Function continuous in exactly the irrational points

[math8]

Give an example of a function f:(0,1)-->Reals which is continuous at exactly the irrational points in (0,1).

I think the function f such that f(x)=1/n if x is rational in (0,1) (x=m/n for some n not 0) and f(x)= 0 if x is irrational in (0,1) should work.
I get the reason why f is continuous at the irrationals, but what would be a convincing argument to show that f is not continuous at the rationals?

I mean, there should be an e>0 s.t. for every d>0, we have |x-xo|<d but |f(x)-f(xo)|> or eq. to e. (for every rational xo).

 

[tim_lou]

no, the function that you have is only continuous at 0. Just think of lim(x->.5) f(x). That limit isn't well defined. What you might want to do is to exploit the countable nature of the rationals. Make it so that f(x) at rationals become increasingly small as the counting goes up.

 

[math8]

Maybe I'm mistaken but I think f(x)=1/n if x is rational in (0,1) (x=m/n for some n not 0) is such that f(x) at rationals becomes increasingly small as the counting goes up.

 

[Dick]

Maybe I'm mistaken but I think f(x)=1/n if x is rational in (0,1) (x=m/n for some n not 0) is such that f(x) at rationals becomes increasingly small as the counting goes up.

That's it. Be sure and specify m/n is in lowest terms to make sure f(x) is well defined. Now can you show f(x)->0 as x->a for an irrational number a?

 

[math8]

for an irrational a, f(a)= 0

Now, for every e>0 , there exists N>0 s.t.n> or eq.N d implies |f(x)|< e. (because f(x) is either 1/n or 0)

 

[Dick]

for an irrational a, f(a)= 0

Now, for every e>0 , there exists N>0 s.t.n> or eq.N d implies |f(x)|< e. (because f(x) is either 1/n or 0)

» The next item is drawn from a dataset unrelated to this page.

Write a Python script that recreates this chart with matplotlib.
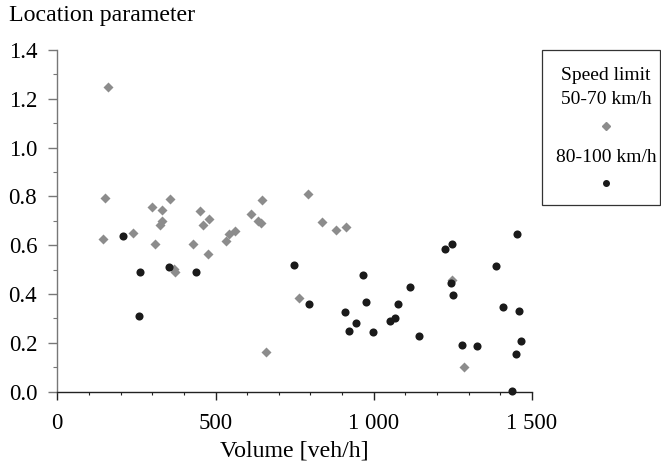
import matplotlib
matplotlib.use("Agg")
import matplotlib.pyplot as plt
from matplotlib.patches import Rectangle
from matplotlib.lines import Line2D
from matplotlib.ticker import MultipleLocator, FixedLocator

plt.rcParams['font.family'] = ['Liberation Serif', 'DejaVu Serif']

# Speed limit 50-70 km/h
vol_50_70 = [160, 150, 143, 238, 298, 310, 324, 330, 332, 356, 368, 371, 428, 450,
             459, 476, 479, 533, 542, 561, 612, 635, 645, 648, 661, 763, 793, 835,
             882, 913, 1247, 1286]
loc_50_70 = [1.25, 0.795, 0.627, 0.652, 0.758, 0.605, 0.683, 0.70, 0.745, 0.791,
             0.503, 0.491, 0.604, 0.739, 0.682, 0.563, 0.708, 0.619, 0.646, 0.66,
             0.730, 0.698, 0.690, 0.784, 0.161, 0.383, 0.809, 0.697, 0.663, 0.675,
             0.458, 0.10]

# Speed limit 80-100 km/h
vol_80_100 = [208, 257, 262, 353, 439, 747, 794, 909, 923, 943, 966, 977, 998, 1053,
              1066, 1076, 1116, 1143, 1226, 1243, 1247, 1252, 1279, 1325, 1387, 1408,
              1437, 1449, 1454, 1459, 1465]
loc_80_100 = [0.638, 0.310, 0.491, 0.511, 0.491, 0.519, 0.358, 0.328, 0.25, 0.283,
              0.477, 0.369, 0.245, 0.291, 0.301, 0.358, 0.428, 0.23, 0.584, 0.444,
              0.604, 0.395, 0.191, 0.186, 0.515, 0.347, 0.003, 0.153, 0.645, 0.331,
              0.208]

x_ticks = [0, 500, 1000, 1500]
x_tick_labels = ["0", "500", "1 000", "1 500"]
y_ticks = [0.0, 0.2, 0.4, 0.6, 0.8, 1.0, 1.2, 1.4]
y_tick_labels = ["0.0", "0.2", "0.4", "0.6", "0.8", "1.0", "1.2", "1.4"]

gray = "#8c8c8c"
dark = "#1a1a1a"
tick_fs = 16.5
label_fs = 17.2
legend_fs = 14

fig = plt.figure(figsize=(6.61, 4.70), dpi=100)
ax = fig.add_axes([0.0867, 0.1666, 0.718, 0.727])

ax.scatter(vol_50_70, loc_50_70, marker="D", s=26, color=gray, linewidths=0,
           zorder=3, clip_on=False)
ax.scatter(vol_80_100, loc_80_100, marker="o", s=34, color=dark, linewidths=0,
           zorder=4, clip_on=False)

ax.set_xlim(0, 1500)
ax.set_ylim(0, 1.4)

ax.xaxis.set_major_locator(FixedLocator(x_ticks))
ax.set_xticklabels(x_tick_labels)
ax.xaxis.set_minor_locator(MultipleLocator(100))
ax.yaxis.set_major_locator(FixedLocator(y_ticks))
ax.set_yticklabels(y_tick_labels)
ax.yaxis.set_minor_locator(MultipleLocator(0.1))

for s in ("top", "right"):
    ax.spines[s].set_visible(False)
ax.spines["left"].set_color("#777777")
ax.spines["bottom"].set_color("#222222")
ax.spines["left"].set_linewidth(1.0)
ax.spines["bottom"].set_linewidth(1.0)

ax.tick_params(axis="x", which="major", direction="out", length=6, width=1,
               color="#222222", labelsize=tick_fs, pad=9)
ax.tick_params(axis="x", which="minor", direction="out", length=2.5, width=0.8,
               color="#222222")
ax.tick_params(axis="y", which="major", direction="out", length=6.5, width=1,
               color="#777777", labelsize=tick_fs, pad=8)
ax.tick_params(axis="y", which="minor", direction="out", length=3, width=0.8,
               color="#777777")

ax.set_xlabel("Volume [veh/h]", fontsize=label_fs, labelpad=5)
fig.text(9 / 661, 1 - 15 / 470, "Location parameter", fontsize=label_fs,
         ha="left", va="center")

# Legend box drawn in figure coordinates
W, H = 661, 470
def fx(px):
    return px / W
def fy(py):
    return 1 - py / H

fig.patches.append(Rectangle((fx(541.5), fy(205)), fx(660) - fx(541.5), fy(50) - fy(205),
                             transform=fig.transFigure, fill=False,
                             edgecolor="#333333", linewidth=0.9))
cx = fx(606)
fig.text(cx, fy(75), "Speed limit", fontsize=legend_fs, ha="center", va="center")
fig.text(cx, fy(99), "50-70 km/h", fontsize=legend_fs, ha="center", va="center")
fig.lines.append(Line2D([fx(606)], [fy(126)], marker="D", markersize=4.2,
                        color=gray, linestyle="none", transform=fig.transFigure))
fig.text(cx, fy(157), "80-100 km/h", fontsize=legend_fs, ha="center", va="center")
fig.lines.append(Line2D([fx(606)], [fy(183)], marker="o", markersize=4.0,
                        color=dark, linestyle="none", transform=fig.transFigure))

fig.savefig("out.png", dpi=100)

That's not very clear. Ok, e>0. Pick N>1/e. Tell me how to find a neighborhood of a where f(a)<=1/N<e. Hint: consider all of the numbers k/n where n<=N.

 

[tim_lou]

Maybe I'm mistaken but I think f(x)=1/n if x is rational in (0,1) (x=m/n for some n not 0) is such that f(x) at rationals becomes increasingly small as the counting goes up.

Ah, yes you are certainly right. I didn't know what I was thinking. Your solution seems good. To show how it's not continuous at rationals, you just need that between every two numbers there is an irrational number. Since any interval is uncountable and the rationals are countable.